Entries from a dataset
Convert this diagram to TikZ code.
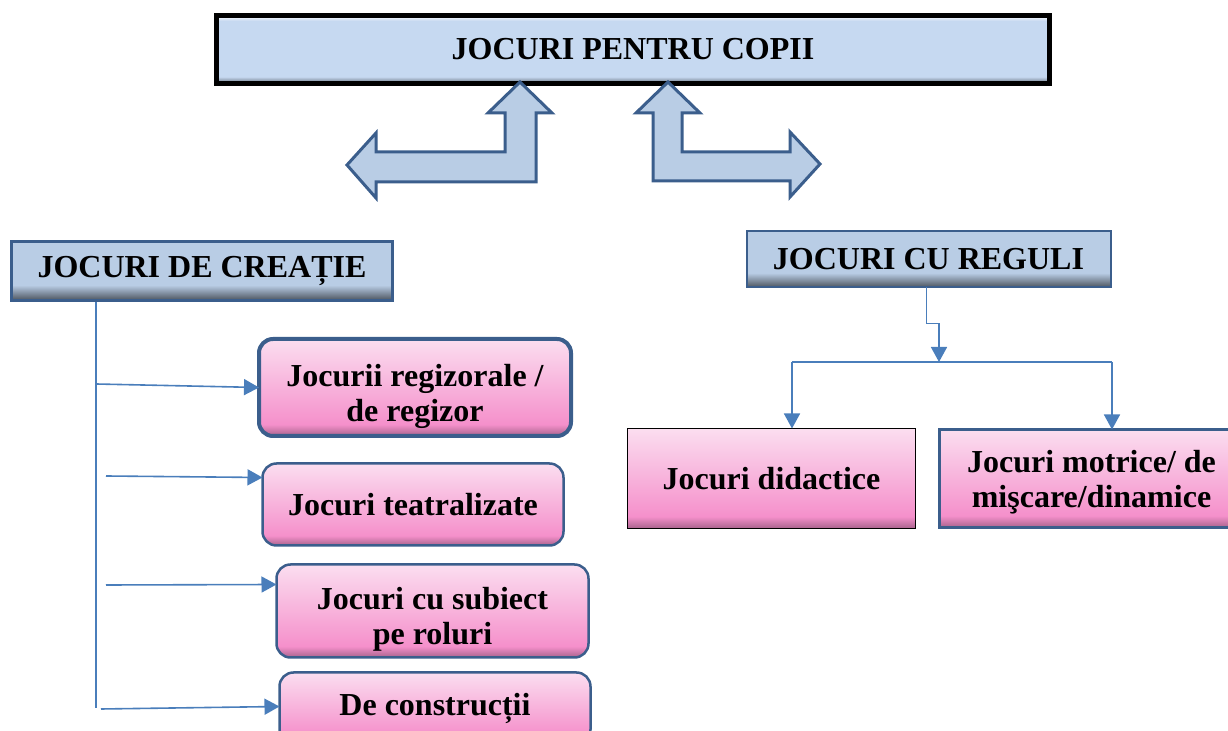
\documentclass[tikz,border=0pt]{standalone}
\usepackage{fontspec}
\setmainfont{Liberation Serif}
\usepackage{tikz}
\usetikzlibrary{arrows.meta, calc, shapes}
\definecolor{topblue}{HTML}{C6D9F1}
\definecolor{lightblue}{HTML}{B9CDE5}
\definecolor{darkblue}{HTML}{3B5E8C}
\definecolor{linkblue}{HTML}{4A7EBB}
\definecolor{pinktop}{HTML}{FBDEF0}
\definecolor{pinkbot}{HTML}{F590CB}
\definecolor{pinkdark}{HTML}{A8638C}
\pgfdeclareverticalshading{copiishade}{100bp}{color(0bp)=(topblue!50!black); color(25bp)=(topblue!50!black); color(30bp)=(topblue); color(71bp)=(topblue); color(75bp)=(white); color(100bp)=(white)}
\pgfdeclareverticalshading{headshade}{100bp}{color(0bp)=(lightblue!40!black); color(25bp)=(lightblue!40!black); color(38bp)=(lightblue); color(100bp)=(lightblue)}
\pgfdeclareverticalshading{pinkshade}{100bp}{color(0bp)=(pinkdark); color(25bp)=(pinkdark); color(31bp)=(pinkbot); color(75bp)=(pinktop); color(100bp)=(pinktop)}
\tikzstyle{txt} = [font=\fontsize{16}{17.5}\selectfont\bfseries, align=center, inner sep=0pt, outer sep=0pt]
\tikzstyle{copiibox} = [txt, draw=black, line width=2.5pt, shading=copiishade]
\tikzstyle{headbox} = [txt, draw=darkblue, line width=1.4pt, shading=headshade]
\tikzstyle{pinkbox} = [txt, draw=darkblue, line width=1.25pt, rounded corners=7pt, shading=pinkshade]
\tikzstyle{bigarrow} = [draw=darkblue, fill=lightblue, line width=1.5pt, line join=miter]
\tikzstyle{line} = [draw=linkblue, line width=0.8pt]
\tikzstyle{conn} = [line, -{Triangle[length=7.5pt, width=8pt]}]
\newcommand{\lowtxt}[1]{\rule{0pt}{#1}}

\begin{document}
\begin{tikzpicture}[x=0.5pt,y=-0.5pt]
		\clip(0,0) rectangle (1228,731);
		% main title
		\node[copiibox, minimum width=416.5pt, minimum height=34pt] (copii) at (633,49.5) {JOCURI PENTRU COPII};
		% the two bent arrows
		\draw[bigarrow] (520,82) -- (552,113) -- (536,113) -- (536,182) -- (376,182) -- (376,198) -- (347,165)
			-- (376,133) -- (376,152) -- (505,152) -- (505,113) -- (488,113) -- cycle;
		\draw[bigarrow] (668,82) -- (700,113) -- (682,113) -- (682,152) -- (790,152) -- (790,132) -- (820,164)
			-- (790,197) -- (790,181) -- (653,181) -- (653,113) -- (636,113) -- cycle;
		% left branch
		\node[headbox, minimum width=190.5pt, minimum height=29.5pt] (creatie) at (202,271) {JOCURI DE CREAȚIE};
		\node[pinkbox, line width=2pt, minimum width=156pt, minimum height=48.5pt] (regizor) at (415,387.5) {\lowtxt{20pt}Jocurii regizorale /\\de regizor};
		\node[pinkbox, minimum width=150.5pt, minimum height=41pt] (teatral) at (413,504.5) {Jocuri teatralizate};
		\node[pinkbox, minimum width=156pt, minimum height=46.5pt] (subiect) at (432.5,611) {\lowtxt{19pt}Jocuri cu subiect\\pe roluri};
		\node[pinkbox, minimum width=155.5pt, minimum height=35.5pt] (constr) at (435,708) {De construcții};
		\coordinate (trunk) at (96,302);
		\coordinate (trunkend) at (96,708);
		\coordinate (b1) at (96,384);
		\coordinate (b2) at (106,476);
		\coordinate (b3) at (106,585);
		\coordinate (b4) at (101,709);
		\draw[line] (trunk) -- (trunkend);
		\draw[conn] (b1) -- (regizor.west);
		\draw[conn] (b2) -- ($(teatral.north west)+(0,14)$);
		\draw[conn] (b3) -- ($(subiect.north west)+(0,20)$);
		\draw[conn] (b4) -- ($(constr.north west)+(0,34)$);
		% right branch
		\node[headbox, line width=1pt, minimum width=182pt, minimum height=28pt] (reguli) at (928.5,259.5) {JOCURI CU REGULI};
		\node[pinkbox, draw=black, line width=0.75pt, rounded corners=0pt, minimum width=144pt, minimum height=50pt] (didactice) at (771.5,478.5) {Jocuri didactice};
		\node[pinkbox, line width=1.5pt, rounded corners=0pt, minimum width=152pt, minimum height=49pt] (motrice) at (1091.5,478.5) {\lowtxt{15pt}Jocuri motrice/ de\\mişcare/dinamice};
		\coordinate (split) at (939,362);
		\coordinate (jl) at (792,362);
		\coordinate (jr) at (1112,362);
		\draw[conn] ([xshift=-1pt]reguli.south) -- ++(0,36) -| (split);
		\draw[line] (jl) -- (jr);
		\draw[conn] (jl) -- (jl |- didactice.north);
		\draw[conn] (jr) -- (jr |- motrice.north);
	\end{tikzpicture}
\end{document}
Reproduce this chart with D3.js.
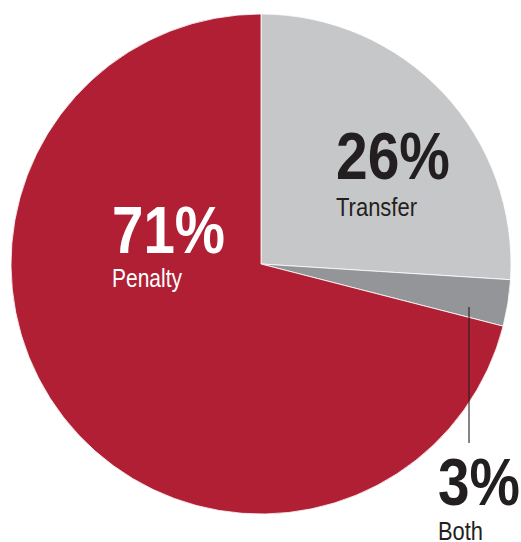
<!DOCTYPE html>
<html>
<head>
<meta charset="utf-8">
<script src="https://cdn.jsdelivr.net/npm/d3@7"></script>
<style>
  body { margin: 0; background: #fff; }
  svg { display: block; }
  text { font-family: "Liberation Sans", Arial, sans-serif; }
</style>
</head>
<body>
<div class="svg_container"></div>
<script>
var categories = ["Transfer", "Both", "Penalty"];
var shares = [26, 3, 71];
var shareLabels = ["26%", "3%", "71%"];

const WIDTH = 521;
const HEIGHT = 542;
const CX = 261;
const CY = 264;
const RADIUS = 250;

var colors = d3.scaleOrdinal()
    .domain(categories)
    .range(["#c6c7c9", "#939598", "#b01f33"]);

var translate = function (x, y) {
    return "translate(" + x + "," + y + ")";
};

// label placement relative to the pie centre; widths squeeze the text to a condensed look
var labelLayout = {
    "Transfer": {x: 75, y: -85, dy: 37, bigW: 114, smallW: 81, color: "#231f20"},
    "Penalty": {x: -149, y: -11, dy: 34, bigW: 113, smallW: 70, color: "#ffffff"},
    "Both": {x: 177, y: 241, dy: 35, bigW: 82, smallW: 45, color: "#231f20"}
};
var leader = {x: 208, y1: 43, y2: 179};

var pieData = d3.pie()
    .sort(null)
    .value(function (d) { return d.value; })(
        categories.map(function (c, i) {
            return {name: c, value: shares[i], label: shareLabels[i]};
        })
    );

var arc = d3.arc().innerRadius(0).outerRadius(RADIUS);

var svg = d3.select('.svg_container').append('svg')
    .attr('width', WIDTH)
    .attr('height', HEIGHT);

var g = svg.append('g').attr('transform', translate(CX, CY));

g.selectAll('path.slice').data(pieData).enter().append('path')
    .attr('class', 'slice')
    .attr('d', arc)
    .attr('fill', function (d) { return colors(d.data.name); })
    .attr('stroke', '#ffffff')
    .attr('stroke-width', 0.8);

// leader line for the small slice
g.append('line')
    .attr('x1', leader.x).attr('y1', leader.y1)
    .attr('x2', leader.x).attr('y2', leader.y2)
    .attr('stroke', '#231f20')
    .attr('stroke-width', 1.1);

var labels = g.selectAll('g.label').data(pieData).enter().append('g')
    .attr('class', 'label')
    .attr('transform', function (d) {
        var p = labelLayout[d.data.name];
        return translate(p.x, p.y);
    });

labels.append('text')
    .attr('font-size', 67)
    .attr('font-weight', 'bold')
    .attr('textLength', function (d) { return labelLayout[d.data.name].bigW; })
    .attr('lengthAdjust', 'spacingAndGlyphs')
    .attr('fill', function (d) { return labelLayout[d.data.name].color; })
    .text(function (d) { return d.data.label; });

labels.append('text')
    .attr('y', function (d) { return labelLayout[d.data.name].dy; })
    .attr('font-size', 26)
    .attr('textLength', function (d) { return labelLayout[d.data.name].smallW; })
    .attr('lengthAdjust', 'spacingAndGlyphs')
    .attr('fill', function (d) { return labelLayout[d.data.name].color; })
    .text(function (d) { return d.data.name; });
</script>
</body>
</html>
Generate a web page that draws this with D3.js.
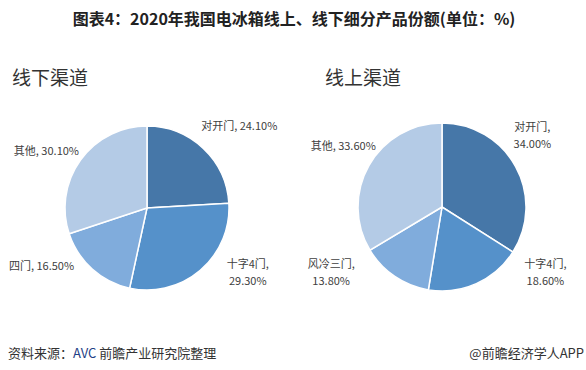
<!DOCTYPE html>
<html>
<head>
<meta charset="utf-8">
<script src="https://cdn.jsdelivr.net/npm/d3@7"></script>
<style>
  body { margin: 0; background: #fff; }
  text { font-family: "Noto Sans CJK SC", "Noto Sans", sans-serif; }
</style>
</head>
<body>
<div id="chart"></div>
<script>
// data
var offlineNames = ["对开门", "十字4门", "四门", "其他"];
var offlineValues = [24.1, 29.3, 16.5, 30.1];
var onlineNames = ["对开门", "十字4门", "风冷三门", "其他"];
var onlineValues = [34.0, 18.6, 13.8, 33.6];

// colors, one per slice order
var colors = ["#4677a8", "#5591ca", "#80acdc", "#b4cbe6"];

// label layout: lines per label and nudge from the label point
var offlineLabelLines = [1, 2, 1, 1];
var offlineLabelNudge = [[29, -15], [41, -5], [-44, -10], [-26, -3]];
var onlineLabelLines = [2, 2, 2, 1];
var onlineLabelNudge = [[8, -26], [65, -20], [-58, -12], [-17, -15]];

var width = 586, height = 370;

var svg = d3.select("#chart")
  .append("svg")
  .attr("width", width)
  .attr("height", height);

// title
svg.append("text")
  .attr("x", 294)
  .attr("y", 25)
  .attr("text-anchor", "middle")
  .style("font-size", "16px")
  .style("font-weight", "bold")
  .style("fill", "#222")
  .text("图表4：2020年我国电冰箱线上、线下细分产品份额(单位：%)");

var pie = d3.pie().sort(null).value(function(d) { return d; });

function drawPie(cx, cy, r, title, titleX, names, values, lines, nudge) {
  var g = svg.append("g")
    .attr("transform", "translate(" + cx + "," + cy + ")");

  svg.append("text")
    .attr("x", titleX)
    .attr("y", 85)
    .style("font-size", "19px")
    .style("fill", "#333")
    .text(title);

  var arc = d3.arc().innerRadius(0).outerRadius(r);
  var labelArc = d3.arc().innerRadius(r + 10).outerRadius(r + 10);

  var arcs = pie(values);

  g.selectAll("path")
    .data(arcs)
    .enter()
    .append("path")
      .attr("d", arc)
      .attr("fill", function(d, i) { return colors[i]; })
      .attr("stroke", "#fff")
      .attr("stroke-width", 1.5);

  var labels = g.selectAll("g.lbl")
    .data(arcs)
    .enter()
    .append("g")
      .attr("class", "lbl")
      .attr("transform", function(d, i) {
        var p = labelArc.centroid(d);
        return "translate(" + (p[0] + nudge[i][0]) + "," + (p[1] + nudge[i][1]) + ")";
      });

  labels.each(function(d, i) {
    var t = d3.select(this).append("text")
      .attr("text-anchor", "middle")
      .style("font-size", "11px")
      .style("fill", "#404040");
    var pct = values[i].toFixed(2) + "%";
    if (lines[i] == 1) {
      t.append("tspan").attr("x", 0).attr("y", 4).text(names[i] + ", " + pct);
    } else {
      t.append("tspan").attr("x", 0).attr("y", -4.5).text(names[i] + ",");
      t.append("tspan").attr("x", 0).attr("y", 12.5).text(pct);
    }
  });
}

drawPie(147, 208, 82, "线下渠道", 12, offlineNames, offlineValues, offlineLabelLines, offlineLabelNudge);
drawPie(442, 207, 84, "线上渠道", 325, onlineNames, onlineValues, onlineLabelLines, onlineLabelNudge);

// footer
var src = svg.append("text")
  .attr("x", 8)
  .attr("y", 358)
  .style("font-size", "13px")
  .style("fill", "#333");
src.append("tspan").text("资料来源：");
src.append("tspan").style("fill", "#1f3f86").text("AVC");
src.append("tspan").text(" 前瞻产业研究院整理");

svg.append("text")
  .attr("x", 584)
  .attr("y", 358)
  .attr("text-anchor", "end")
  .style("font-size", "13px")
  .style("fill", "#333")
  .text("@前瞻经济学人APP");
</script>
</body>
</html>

Task to carry out ▸ The string "this" may appear in lines of the listing above; tally those lines and give the number only.

Complete answer ▸ 4